In the latest episode, we see one more showing of abuse at the hands of Nate through a game of Russian roulette where he breaks into her room and threatens her to get his hands on a disc. The scene is beyond traumatizing and horrifying for Maddy to have been targeted in her own home. The episode results in Nate and Cassie getting together and seemingly having a happy ending, while Maddy is left alone crying.
The side-by-side storytelling of how these characters ended up in the episode is jarring. The violence endured by Maddy is overlooked and Cassie ends up with her best friend’s abuser. There is clear mistreatment of a woman of color and how fetishization by a white man shapes that. Maddy fulfilled Nate’s fantasy but he refused to change — if that’s even possible — for her, instead deciding to become a better person for the white woman that he is now with. Earlier in the show, we saw Nate’s fantasies and sexualization of Maddy, and then we saw how he viewed himself with Cassie as something more stable — marriage, a family, and a home.

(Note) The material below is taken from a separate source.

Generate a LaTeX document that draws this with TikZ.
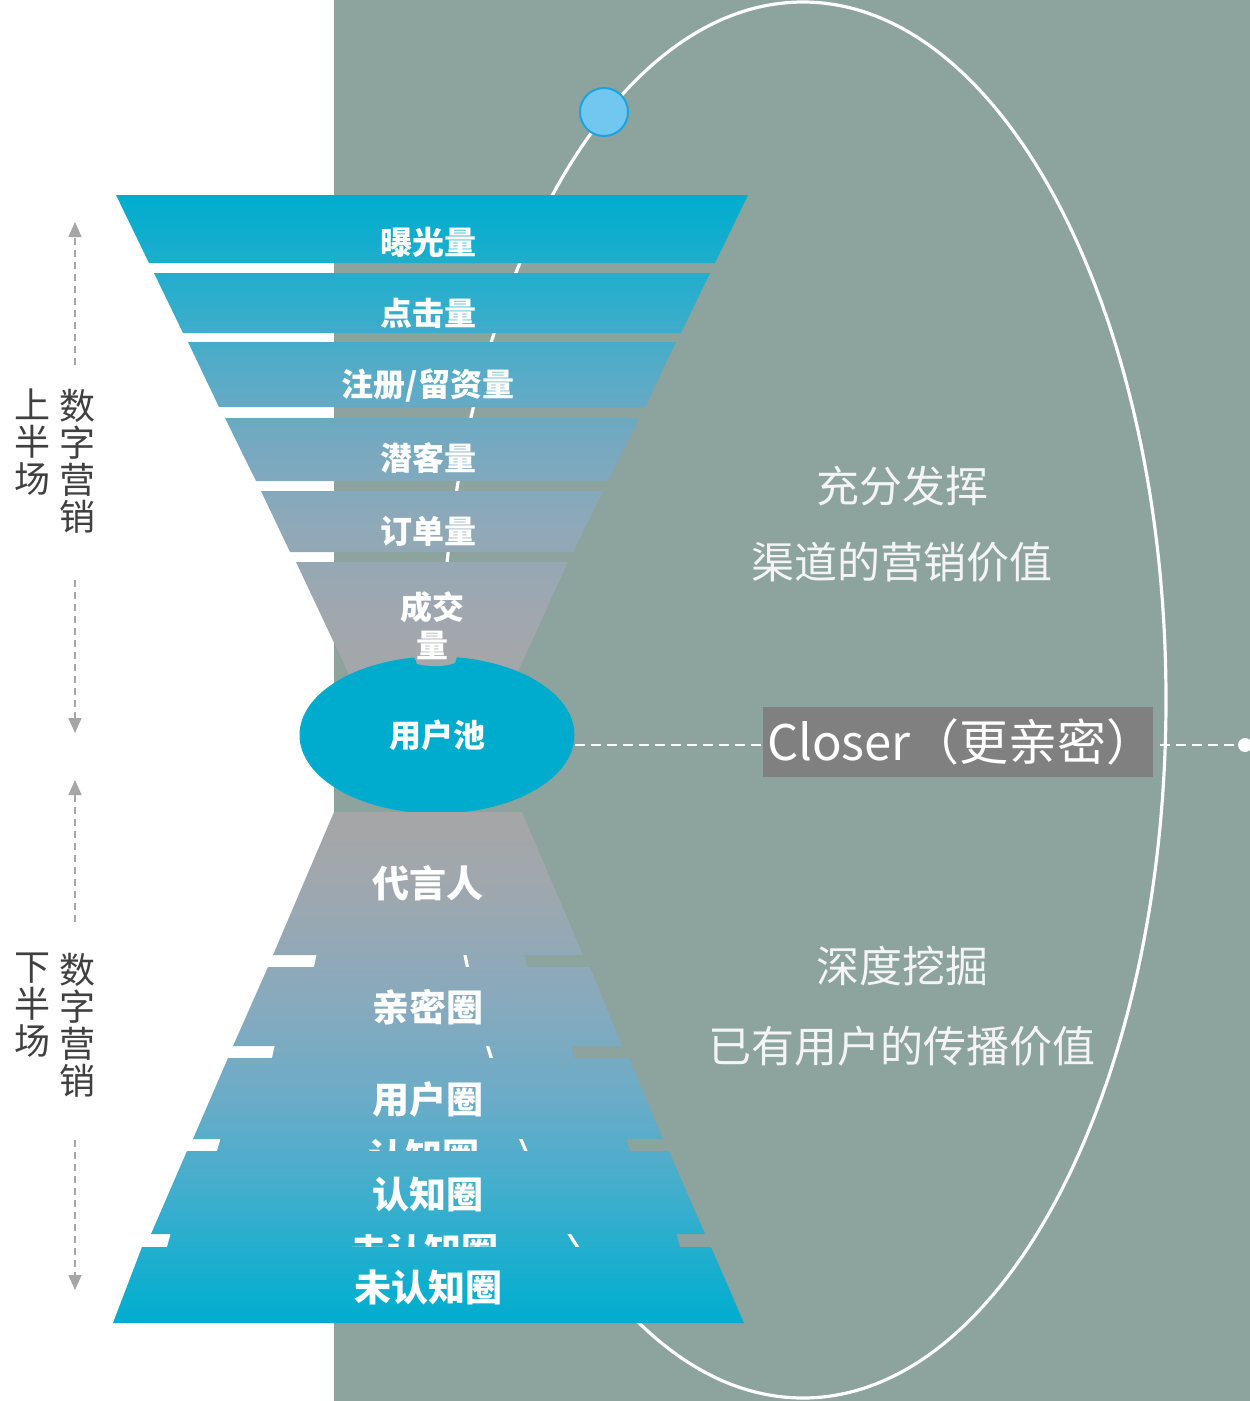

Maddy’s character is complex and Demie does not get enough credit for portraying her. Besides being the It Girl of the series, she is also representative of multiple experiences faced by women, especially women of color. Her relationship with Nate is exemplary of the way white men may use women of color in relationships to fulfill some sort of fantasy and abuse and mistreat them only to ultimately choose to settle down with a white woman. Yet, she’s also a force to be reckoned with and even though her Latinidad isn’t front and center, it’s a powerful representation of a Latina on TV.